When entering any of the 15 Diocese of Venice Catholic schools you will find a bustling hive of activity, and you will see images of Christ and the Blessed Virgin Mary visible everywhere.
The children, in their uniforms – whether it is sports jacket, tie and slacks, or a polo shirt and tan pants – are smiling as they go from classroom to classroom eager for the next lesson.
In the classrooms, the students work at desks or in labs being challenged to learn in a way that is both enriching and fun: this is often done in a cooperative environment.
All Diocesan Catholic schools work conscientiously to provide Christ-centered learning experiences that are transportable to the real world, and to provide the opportunity for children to develop life-long learning skills and to be successful beyond the classroom.
Jesuit Father John Belmonte, Diocesan Superintendent of Catholic Education, said the 2023-2024 Academic Year is going to be exciting for everyone as enrollment has topped more than 6,200 students. That is an increase of more than 30 percent since 2020.
“We are full up with every school having some sort of waitlist,” Father Belmonte said. “There has been a focused effort to let the community in on the secret that Diocese of Venice Catholic Schools provide a top-notch education at all grade levels. There are exciting things happening in our schools and families are taking notice.”
While some of the enrollment increase has been due to the expansion of school choice scholarships through the Florida Step Up For Students program, Father Belmonte said it is much more.
Most crucially has been the support of Bishop Frank J. Dewane with promoting a variety of different initiatives to help bolster enrollment in the past several years. This includes a curriculum called “The Gifts of Christ: Truth, Beauty, Goodness, Affability, Fortitude, Humility, and Prudence,” a robotics program, expanding the scope of the STREAM model (science, technology, religion, engineering, arts and math), into the classroom.

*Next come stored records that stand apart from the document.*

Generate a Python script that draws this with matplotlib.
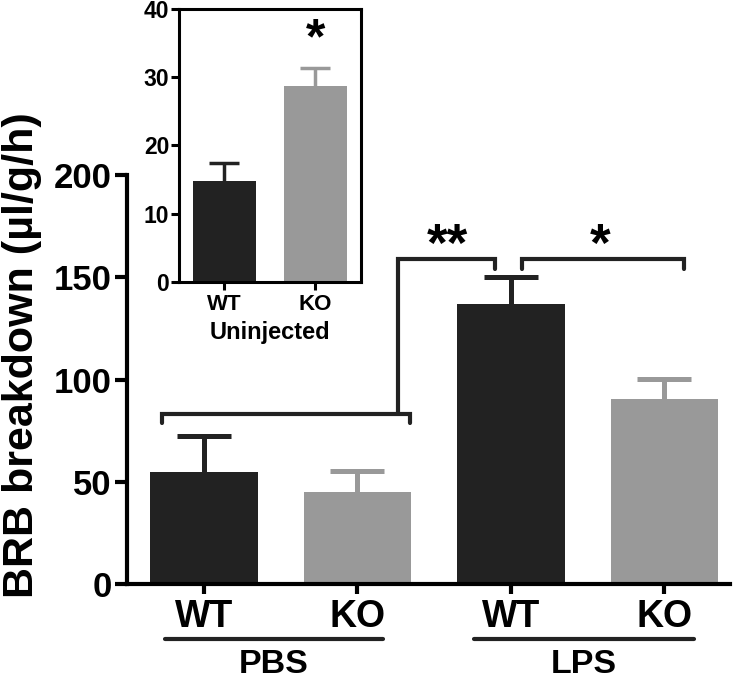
import numpy as np
import matplotlib.pyplot as plt
import matplotlib.transforms as mtransforms

plt.rcParams['font.family'] = ['Liberation Sans', 'DejaVu Sans']
plt.rcParams['font.weight'] = 'bold'

# datos del panel principal
genotipos = ['WT', 'KO', 'WT', 'KO']
tratamientos = ['PBS', 'LPS']
brb_media = [54.9, 45.1, 136.8, 90.3]
brb_sem = [17.5, 10.2, 13.5, 9.9]

# datos del recuadro (no inyectados)
genotipos_inset = ['WT', 'KO']
uninj_media = [14.8, 28.7]
uninj_sem = [2.6, 2.6]

negro = '#222222'
gris = '#999999'
colores = [negro, gris, negro, gris]


def barras_error(eje, pos, medias, errores, cols, lw, cap):
    # solo la mitad superior de la barra de error, sin tapa inferior
    for p, m, e, c in zip(pos, medias, errores, cols):
        eb = eje.errorbar(p, m, yerr=[[0], [e]], fmt='none', ecolor=c, elinewidth=lw,
                          capsize=cap, capthick=lw, zorder=1)
        for cl in eb[1]:
            if np.isclose(cl.get_ydata()[0], m):
                cl.set_visible(False)


fig = plt.figure(figsize=(7.43, 6.79), dpi=100)
ax = fig.add_axes([0.171, 0.140, 0.812, 0.602])

x = np.arange(len(brb_media))
ax.bar(x, brb_media, width=0.7, color=colores, zorder=2)
barras_error(ax, x, brb_media, brb_sem, colores, 3.6, 19.5)

ax.set_xlim(-0.5, 3.43)
ax.set_ylim(0, 200)
ax.set_yticks([0, 50, 100, 150, 200])
ax.set_xticks(x)
ax.set_xticklabels(genotipos)
for s in ['top', 'right']:
    ax.spines[s].set_visible(False)
for s in ['left', 'bottom']:
    ax.spines[s].set_linewidth(3)
ax.tick_params(axis='y', length=9, width=3, labelsize=25, pad=2)
ax.tick_params(axis='x', length=7.2, width=3, labelsize=27, pad=4)
ax.set_ylabel('BRB breakdown (µl/g/h)', fontsize=31, fontweight='bold')
ax.yaxis.set_label_coords(-0.141, 0.56)

# corchetes de significancia
lw = 3
ax.plot([-0.274, -0.274, 1.344, 1.344], [78.7, 83.1, 83.1, 78.7], color=negro, lw=lw,
        solid_capstyle='round', solid_joinstyle='miter', clip_on=False)
ax.plot([1.266, 1.266, 1.898, 1.898], [83.1, 158.9, 158.9, 154.0], color=negro, lw=lw,
        solid_capstyle='round', solid_joinstyle='miter', clip_on=False)
ax.plot([2.074, 2.074, 3.125, 3.125], [154.0, 158.9, 158.9, 154.0], color=negro, lw=lw,
        solid_capstyle='round', solid_joinstyle='miter', clip_on=False)
ax.text(1.59, 158, '**', ha='center', va='baseline', fontsize=38, fontweight='bold')
ax.text(2.58, 158, '*', ha='center', va='baseline', fontsize=38, fontweight='bold')

# lineas de grupo bajo el eje x
trans = mtransforms.blended_transform_factory(ax.transData, ax.transAxes)
for (x0, x1), nombre in zip([(-0.254, 1.168), (1.761, 3.19)], tratamientos):
    ax.plot([x0, x1], [-0.1345, -0.1345], color=negro, lw=3, solid_capstyle='round',
            transform=trans, clip_on=False)
    ax.text((x0 + x1) / 2, -0.2176, nombre, transform=trans, ha='center', va='baseline',
            fontsize=24.5, fontweight='bold')

# recuadro
axi = fig.add_axes([0.241, 0.585, 0.2445, 0.4016])
xi_pos = np.arange(len(uninj_media))
axi.bar(xi_pos, uninj_media, width=0.7, color=[negro, gris], zorder=2)
barras_error(axi, xi_pos, uninj_media, uninj_sem, [negro, gris], 2.5, 10.5)
axi.set_xlim(-0.5, 1.5)
axi.set_ylim(0, 40)
axi.set_yticks([0, 10, 20, 30, 40])
axi.set_xticks(xi_pos)
axi.set_xticklabels(genotipos_inset)
for s in axi.spines.values():
    s.set_linewidth(2.2)
axi.tick_params(axis='y', length=6, width=2.2, labelsize=16.5, pad=1)
axi.tick_params(axis='x', length=6, width=2.2, labelsize=16, pad=3)
axi.set_xlabel('Uninjected', fontsize=17, fontweight='bold', labelpad=4)
axi.text(1, 33.5, '*', ha='center', va='baseline', fontsize=36, fontweight='bold')

fig.savefig('out.png', dpi=100)
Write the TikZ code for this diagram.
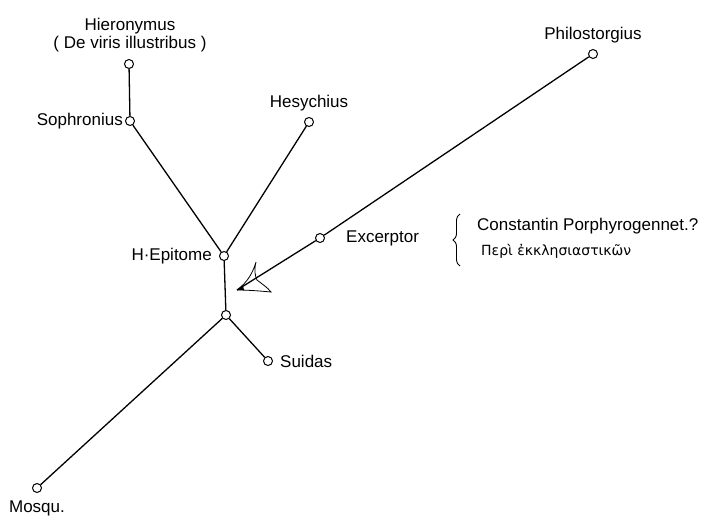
\documentclass[tikz,border=0pt]{standalone}
\usepackage{fontspec}
\setmainfont{Liberation Sans}
\newfontfamily\greekfont[Script=Greek]{DejaVu Sans}
\usetikzlibrary{positioning,decorations.pathreplacing}

\begin{document}
\begin{tikzpicture}[x=1pt,y=-1pt,
    stemma/.style={circle,draw,line width=1pt,fill=white,inner sep=0pt,minimum size=9pt},
    lbl/.style={font=\fontsize{17}{20}\selectfont,inner sep=1pt},
    link/.style={line width=1.3pt}]
  \useasboundingbox (0,0) rectangle (727,521);
  % handschriften
  \node[stemma] (Hie) at (129,64) {};
  \node[stemma] (Sop) at (130,121) {};
  \node[stemma] (Hes) at (309,122) {};
  \node[stemma] (Phi) at (593,54) {};
  \node[stemma] (Exc) at (320,238) {};
  \node[stemma] (Epi) at (224,256) {};
  \node[stemma] (Jun) at (226,315) {};
  \node[stemma] (Sui) at (268,361) {};
  \node[stemma] (Mos) at (37,488) {};
  \coordinate (Tip) at (237,290);
  % namen
  \node[lbl] (HieT) at (130,44) {( De viris illustribus )};
  \node[lbl,above=0pt of HieT] {Hieronymus};
  \node[lbl,left=1pt of Sop] {Sophronius};
  \node[lbl,above=5pt of Hes] {Hesychius};
  \node[lbl,above=5pt of Phi] {Philostorgius};
  \node[lbl,left=6pt of Epi] {H·Epitome};
  \node[lbl,right=20pt of Exc] (ExcT) {Excerptor};
  \node[lbl,right=6pt of Sui] {Suidas};
  \node[lbl,below=7pt of Mos] {Mosqu.};
  \node[lbl,anchor=west] (Con) at (476,226) {Constantin Porphyrogennet.?};
  \node[lbl,anchor=west] (Per) at (480,251) {\greekfont\fontsize{14}{17}\selectfont Περὶ ἐκκλησιαστικῶν};
  \draw[line width=0.9pt,decorate,decoration={brace,amplitude=7pt}] (460,266) -- (460,214);
  % linien
  \draw[link] (Hie) -- (Sop);
  \draw[link] (Sop) -- (Epi);
  \draw[link] (Hes) -- (Epi);
  \draw[link] (Epi) -- (Jun);
  \draw[link] (Jun) -- (Sui);
  \draw[link] (Jun) -- (Mos);
  \draw[link] (Phi) -- (Exc);
  \draw[link] (Exc) -- (Tip);
  % pfeilspitze
  \draw[line width=0.8pt] (Tip) .. controls (248,282) and (253,272) .. (256,262)
    .. controls (254,270) and (255,276) .. (257,280)
    .. controls (262,284) and (267,287) .. (271,292)
    .. controls (260,291) and (248,290) .. (Tip);
  \fill (Tip) -- (243,286) -- (244,290) -- cycle;
\end{tikzpicture}
\end{document}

“These new initiatives, which are being implemented in every Diocesan Catholic school, ensure that each of the students receives the educational experience that parents have come to expect from the Diocese,” Father Belmonte explained. “That is a quality education that helps to build the mind, body and spirit, all focused on building up the glory of God in the world.”
Bishop Dewane said the increased enrollment is impressive and that he is humbled knowing that more families are putting their trust in the Diocese to educate their child.
“I want to thank all of the parents who have put their confidence in Diocesan Catholics schools, whether they are new to our schools or have been connected to our schools for many years,” Bishop Dewane said. “We have gained this trust by having Christ at the center of everything. We accomplish this through our comprehensive ‘Gifts of Christ’ initiative which enhances the faith and academic life of the students and the entire Diocesan school community.”
This initiative creates a strong culture by providing each student a Catholic world view and building moral character that continues to help develop the creative imagination of each student.
The result is that Diocesan Catholic schools are outstanding in placing students ahead of the curve in primary fields while continuing to promote core Catholic values by helping students to develop cognitive thought processes and gain skills such as leadership, communication, complex problem solving, teamwork and creativity.
Getting the word out about the great things happening in Diocesan Catholic schools has meant that Father Belmonte and his team have been relentless in raising awareness about the widespread availability of school choice and education choice scholarships. During enrollment season in the spring, Father Belmonte said his office texted and emailed 1 million messages to Catholic families within the borders of the Diocese.
“People are saying, ‘I can’t believe you’re communicating with me on my cell phone,’” Belmonte said.
Clearly, the outreach efforts are working. And there are no plans to pause.
The Diocese is in the process of converting one of its schools, Incarnation Catholic School in Sarasota, into a classical school, in response to growing parental demand for that kind of rigorous curriculum. In doing so, Incarnation will join Donahue Academy of Ave Maria Catholic School in Ave Maria as a classical Catholic school.
Across the Diocese, the schools are increasing academic standards while focusing on developing a strong “Catholic School Culture.”
“This culture is the vision, values, systems, language, expectations, behaviors, and beliefs that increase a school’s and Diocese’s chances of accomplishing the strategy of fulfilling its mission: to introduce the world to its Savior,” Father Belmonte said. “That is at the core of what we do, each and every day, and judging by the enrollment numbers, the parents value that by entrusting their children to our schools.”